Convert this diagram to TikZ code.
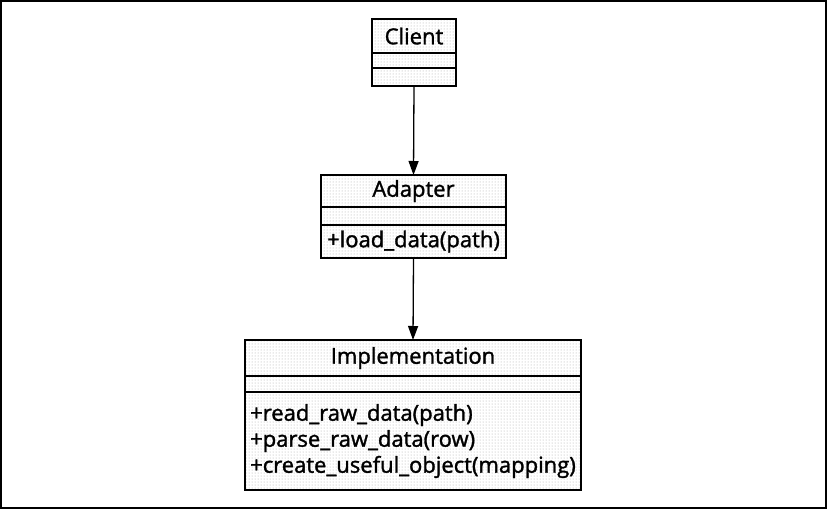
\documentclass[tikz,border=0pt]{standalone}
\usepackage{fontspec}
\setmainfont{Open Sans}
\newfontfamily\umlfont{Open Sans}[UprightFeatures={FakeBold=1.5}]
\usetikzlibrary{arrows.meta, patterns, positioning}

\tikzset{
  umlpart/.style={draw, line width=1.5pt, outer sep=0pt, inner sep=0pt,
    pattern=dots, pattern color=black!35, minimum width=#1,
    font=\umlfont\fontsize{22}{26}\selectfont, align=left},
  umllink/.style={-{Triangle[length=14pt,width=10pt]}, line width=1.3pt}
}

\begin{document}
\begin{tikzpicture}[x=1pt, y=-1pt]
  \useasboundingbox (0,0) rectangle (827,509);
  % cornice
  \draw[line width=2pt] (1,1) rectangle (826,508);

  % Client
  \node[umlpart=84pt, minimum height=34pt, anchor=north] (cTitle) at (414,19) {Client};
  \node[umlpart=84pt, minimum height=15pt, below=0pt of cTitle] (cAttr) {};
  \node[umlpart=84pt, minimum height=18pt, below=0pt of cAttr] (cOps) {};

  % Adapter
  \node[umlpart=185pt, minimum height=32pt, anchor=north] (aTitle) at (413.5,175) {Adapter};
  \node[umlpart=185pt, minimum height=18pt, below=0pt of aTitle] (aAttr) {};
  \node[umlpart=185pt, minimum height=33pt, below=0pt of aAttr] (aOps) {+load\_data(path)};

  % Implementation
  \node[umlpart=336pt, minimum height=36pt, anchor=north] (iTitle) at (413,340) {Implementation};
  \node[umlpart=336pt, minimum height=16pt, below=0pt of iTitle] (iAttr) {};
  \node[umlpart=336pt, minimum height=98pt, below=0pt of iAttr] (iOps)
    {+read\_raw\_data(path)\\+parse\_raw\_data(row)\\+create\_useful\_object(mapping)};

  % frecce
  \draw[umllink] (cOps.south) -- (aTitle.north);
  \draw[umllink] (aOps.south) -- (iTitle.north);
\end{tikzpicture}
\end{document}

*-*-*

TASK STATEMENT: With the pictures left out, transcribe the material exactly.

TASK SOLUTION:
Convert this diagram to TikZ code.
\documentclass[tikz,border=0pt]{standalone}
\usepackage{fontspec}
\setmainfont{Open Sans}
\newfontfamily\umlfont{Open Sans}[UprightFeatures={FakeBold=1.5}]
\usetikzlibrary{arrows.meta, patterns, positioning}

\tikzset{
  umlpart/.style={draw, line width=1.5pt, outer sep=0pt, inner sep=0pt,
    pattern=dots, pattern color=black!35, minimum width=#1,
    font=\umlfont\fontsize{22}{26}\selectfont, align=left},
  umllink/.style={-{Triangle[length=14pt,width=10pt]}, line width=1.3pt}
}

\begin{document}
\begin{tikzpicture}[x=1pt, y=-1pt]
  \useasboundingbox (0,0) rectangle (827,509);
  % cornice
  \draw[line width=2pt] (1,1) rectangle (826,508);

  % Client
  \node[umlpart=84pt, minimum height=34pt, anchor=north] (cTitle) at (414,19) {Client};
  \node[umlpart=84pt, minimum height=15pt, below=0pt of cTitle] (cAttr) {};
  \node[umlpart=84pt, minimum height=18pt, below=0pt of cAttr] (cOps) {};

  % Adapter
  \node[umlpart=185pt, minimum height=32pt, anchor=north] (aTitle) at (413.5,175) {Adapter};
  \node[umlpart=185pt, minimum height=18pt, below=0pt of aTitle] (aAttr) {};
  \node[umlpart=185pt, minimum height=33pt, below=0pt of aAttr] (aOps) {+load\_data(path)};

  % Implementation
  \node[umlpart=336pt, minimum height=36pt, anchor=north] (iTitle) at (413,340) {Implementation};
  \node[umlpart=336pt, minimum height=16pt, below=0pt of iTitle] (iAttr) {};
  \node[umlpart=336pt, minimum height=98pt, below=0pt of iAttr] (iOps)
    {+read\_raw\_data(path)\\+parse\_raw\_data(row)\\+create\_useful\_object(mapping)};

  % frecce
  \draw[umllink] (cOps.south) -- (aTitle.north);
  \draw[umllink] (aOps.south) -- (iTitle.north);
\end{tikzpicture}
\end{document}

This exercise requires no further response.